It has long been suggested by many fitness gurus that eating late at night will make you fat. You may have heard that you should close down the kitchen 2-3 hours before bedtime or that food may likely show up on your belly or hips by the morning.
Before making such black and white statements there are many things to consider when looking at this topic such as your goal and workout schedule. For now, lets assume the primary goal is fat loss since this topic is usually debated on those terms. First, it’s highly unlikely your late night snack is a bag of broccoli. Late night snacking usually consists of high calorie; high sugar choices once your sweet tooth and boredom kicks in. So does that make eating late bad or is it more about or is it more the food choices than the time? Studies have actually leaned to the side of food quality. Not only does it not directly make you fat, but there also may be benefits to eating closer to bedtime. If you deprive yourself too long before calling it a night you may find yourself sleepwalking to the kitchen at 3am and disrupting your sleep, which has a ton of negative side effects in itself. When blood sugar gets too low at night the body may produce adrenaline and cortisol, which can disrupt your sleep.
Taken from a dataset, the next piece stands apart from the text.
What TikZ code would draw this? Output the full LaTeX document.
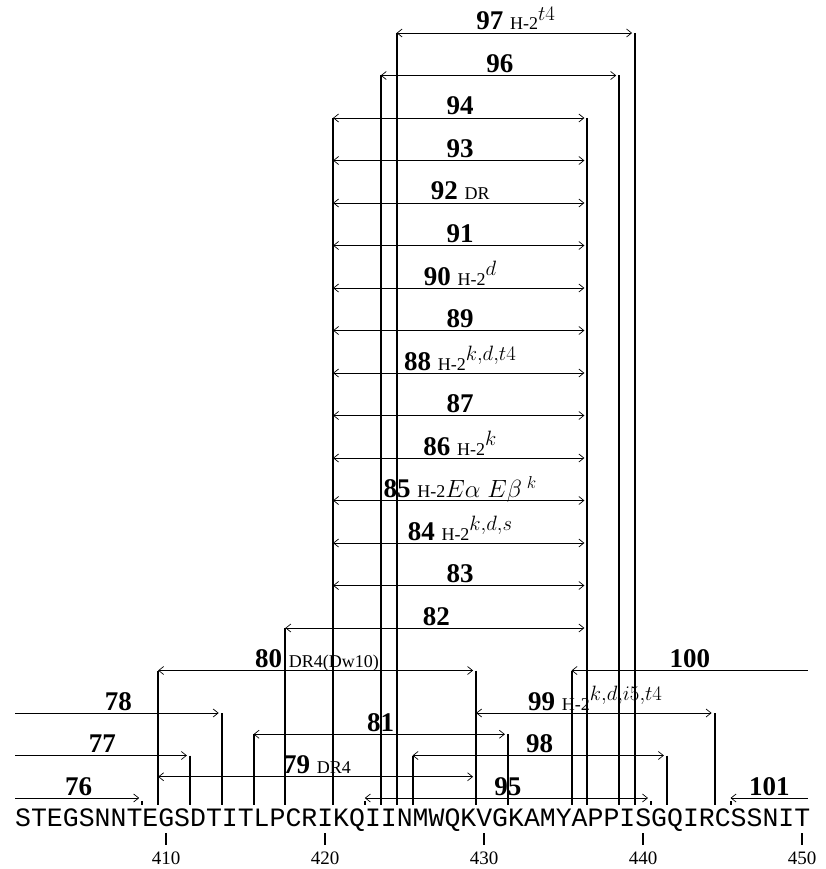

Bottom line is there are too many variables to suggest everyone who eats late at night will gain fat. Someone who is only able to workout or plays recreational sports in the evening may have different caloric and nutrient requirements for dinner than an overweight individual who did not exercise all day. Rather than restrict yourself to eating past a certain time, aim to eat a slow digestion meal at night. This will help you to avoid overeating and late night cravings. These are meals that will include protein, fiber, and some healthy fat to keep you fuller longer. If eating carbs, choose low glycemic carbohydrates that secrete serotonin. An example would include some turkey, a scoop of sun butter, or cottage cheese with yogurt, banana, avocado, or blueberries.